Records for this task =>
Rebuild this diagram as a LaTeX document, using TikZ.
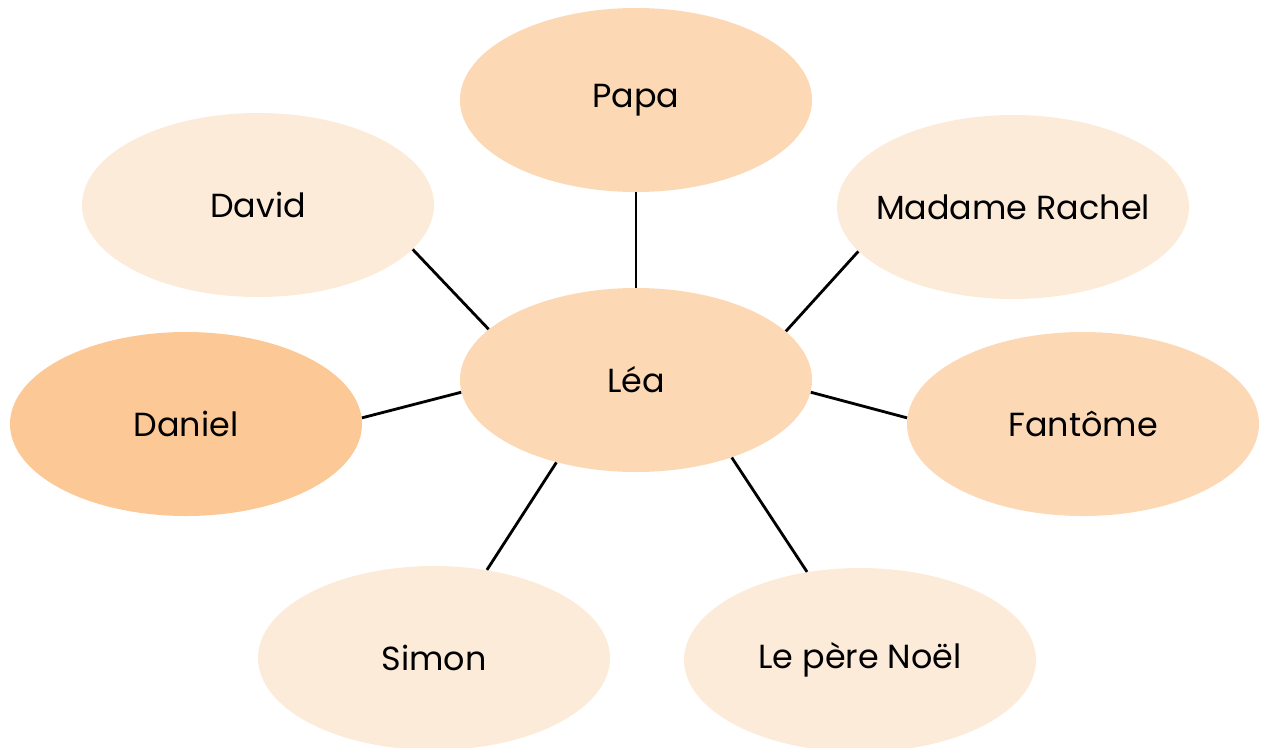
\documentclass[tikz,border=0pt]{standalone}
\usepackage{fontspec}
\setmainfont{Poppins}
\usetikzlibrary{positioning, shapes.geometric}

\definecolor{peachDark}{HTML}{FCC996}
\definecolor{peachMid}{HTML}{FCD9B4}
\definecolor{peachLight}{HTML}{FDEBDA}

\begin{document}
\begin{tikzpicture}[
    person/.style={
        ellipse,
        minimum width=7.04cm,
        minimum height=3.68cm,
        font=\fontsize{19}{22}\selectfont
    },
    link/.style={line width=1.6pt, black}
]

\useasboundingbox (-12.72,-7.34) rectangle (12.52,7.6);

% Centre
\node[person, fill=peachMid] (lea) at (0,0) {Léa};

% Around
\node[person, fill=peachMid] (papa) at (0,5.6) {Papa};
\node[person, fill=peachLight] (david) at (-7.56,3.5) {David};
\node[person, fill=peachLight] (rachel) at (7.54,3.46) {\makebox[0pt]{Madame Rachel}};
\node[person, fill=peachDark] (daniel) at (-9.0,-0.88) {Daniel};
\node[person, fill=peachMid] (fantome) at (8.94,-0.88) {Fantôme};
\node[person, fill=peachLight] (simon) at (-4.04,-5.56) {Simon};
\node[person, fill=peachLight] (noel) at (4.48,-5.6) {Le père Noël};

% Links
\draw[link] (papa.270) -- (lea.90);
\draw[link] (david.-16.5) -- (lea.161.8);
\draw[link] (rachel.-164.1) -- (lea.18.1);
\draw[link] (daniel.2) -- (lea.184.6);
\draw[link] (fantome.178.4) -- (lea.-4.9);
\draw[link] (simon.59.3) -- (lea.226.4);
\draw[link] (noel.121.9) -- (lea.-39.5);

\end{tikzpicture}
\end{document}
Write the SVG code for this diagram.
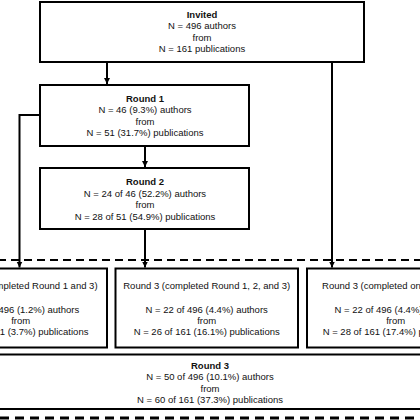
<svg xmlns="http://www.w3.org/2000/svg" width="420" height="420" viewBox="0 0 420 420">
<style>
.box{fill:#fff;stroke:#000;stroke-width:2}
.t{font-family:"Liberation Sans",Arial,sans-serif;font-size:9.5px;fill:#111;text-anchor:middle}
.b{font-weight:bold}
.c{fill:none;stroke:#000;stroke-width:2}
.d{fill:none;stroke:#000;stroke-width:2;stroke-dasharray:8 5}
.d2{fill:none;stroke:#000;stroke-width:3;stroke-dasharray:9 6}
</style>
<defs>
<marker id="ah" markerUnits="userSpaceOnUse" markerWidth="7" markerHeight="7" refX="6" refY="3" orient="auto">
<path d="M0,0 L6,3 L0,6 z" fill="#000"/>
</marker>
</defs>
<rect width="420" height="420" fill="#fff"/>
<g id="connectors">
<line class="c" x1="107" y1="62" x2="107" y2="84" marker-end="url(#ah)"/>
<line class="c" x1="332" y1="62" x2="332" y2="267.5" marker-end="url(#ah)"/>
<path class="c" d="M40,115 H19.5 V267.5" marker-end="url(#ah)"/>
<line class="c" x1="145" y1="146" x2="145" y2="167" marker-end="url(#ah)"/>
<line class="c" x1="145" y1="229" x2="145" y2="267.5" marker-end="url(#ah)"/>
<line class="d" x1="-2" y1="260" x2="422" y2="260"/>
<line class="d2" x1="0" y1="418" x2="422" y2="418"/>
</g>
<g id="invited">
<rect class="box" x="40" y="2" width="324" height="60"/>
<text class="t b" x="202" y="18">Invited</text>
<text class="t" x="202" y="29.3">N = 496 authors</text>
<text class="t" x="202" y="40.7">from</text>
<text class="t" x="202" y="52">N = 161 publications</text>
</g>
<g id="round1">
<rect class="box" x="40" y="85" width="209" height="61"/>
<text class="t b" x="145" y="101.8">Round 1</text>
<text class="t" x="145" y="113.2">N = 46 (9.3%) authors</text>
<text class="t" x="145" y="124.6">from</text>
<text class="t" x="145" y="136">N = 51 (31.7%) publications</text>
</g>
<g id="round2">
<rect class="box" x="40" y="168" width="209" height="61"/>
<text class="t b" x="145" y="185.2">Round 2</text>
<text class="t" x="145" y="196.6">N = 24 of 46 (52.2%) authors</text>
<text class="t" x="145" y="208">from</text>
<text class="t" x="145" y="219.6">N = 28 of 51 (54.9%) publications</text>
</g>
<g id="round3a">
<rect class="box" x="-70" y="268.5" width="177" height="79"/>
<text class="t" x="20.7" y="289.2">Round 3 (completed Round 1 and 3)</text>
<text class="t" x="20.7" y="312.5">N = 6 of 496 (1.2%) authors</text>
<text class="t" x="20.7" y="323.9">from</text>
<text class="t" x="20.7" y="335.2">N = 6 of 161 (3.7%) publications</text>
</g>
<g id="round3b">
<rect class="box" x="115.5" y="268.5" width="182.5" height="79"/>
<text class="t" x="206.7" y="289.2">Round 3 (completed Round 1, 2, and 3)</text>
<text class="t" x="206.7" y="312.5">N = 22 of 496 (4.4%) authors</text>
<text class="t" x="206.7" y="323.9">from</text>
<text class="t" x="206.7" y="335.2">N = 26 of 161 (16.1%) publications</text>
</g>
<g id="round3c">
<rect class="box" x="307" y="268.5" width="180" height="79"/>
<text class="t" x="395.7" y="289.2">Round 3 (completed only Round 3)</text>
<text class="t" x="395.7" y="312.5">N = 22 of 496 (4.4%) authors</text>
<text class="t" x="395.7" y="323.9">from</text>
<text class="t" x="395.7" y="335.2">N = 28 of 161 (17.4%) publications</text>
</g>
<g id="round3total">
<rect class="box" x="-5" y="354.5" width="430" height="54.5"/>
<text class="t b" x="210" y="368.5">Round 3</text>
<text class="t" x="210" y="380">N = 50 of 496 (10.1%) authors</text>
<text class="t" x="210" y="391.5">from</text>
<text class="t" x="210" y="402.8">N = 60 of 161 (37.3%) publications</text>
</g>
</svg>
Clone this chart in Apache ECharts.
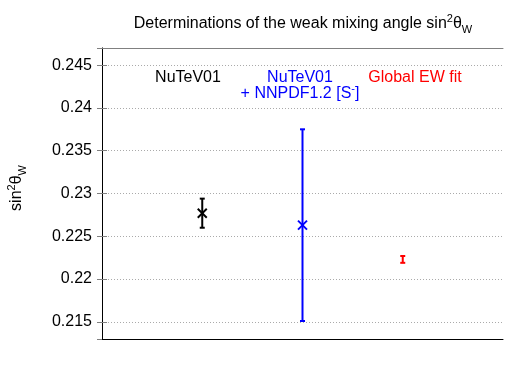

Given task => Everything from the first line of the entries through the line that contains "fill=peachLight] (noel) at" is to be reproduced exactly, except the pictures.

Result below =>
Rebuild this diagram as a LaTeX document, using TikZ.
\documentclass[tikz,border=0pt]{standalone}
\usepackage{fontspec}
\setmainfont{Poppins}
\usetikzlibrary{positioning, shapes.geometric}

\definecolor{peachDark}{HTML}{FCC996}
\definecolor{peachMid}{HTML}{FCD9B4}
\definecolor{peachLight}{HTML}{FDEBDA}

\begin{document}
\begin{tikzpicture}[
    person/.style={
        ellipse,
        minimum width=7.04cm,
        minimum height=3.68cm,
        font=\fontsize{19}{22}\selectfont
    },
    link/.style={line width=1.6pt, black}
]

\useasboundingbox (-12.72,-7.34) rectangle (12.52,7.6);

% Centre
\node[person, fill=peachMid] (lea) at (0,0) {Léa};

% Around
\node[person, fill=peachMid] (papa) at (0,5.6) {Papa};
\node[person, fill=peachLight] (david) at (-7.56,3.5) {David};
\node[person, fill=peachLight] (rachel) at (7.54,3.46) {\makebox[0pt]{Madame Rachel}};
\node[person, fill=peachDark] (daniel) at (-9.0,-0.88) {Daniel};
\node[person, fill=peachMid] (fantome) at (8.94,-0.88) {Fantôme};
\node[person, fill=peachLight] (simon) at (-4.04,-5.56) {Simon};
\node[person, fill=peachLight] (noel) at (4.48,-5.6) {Le père Noël};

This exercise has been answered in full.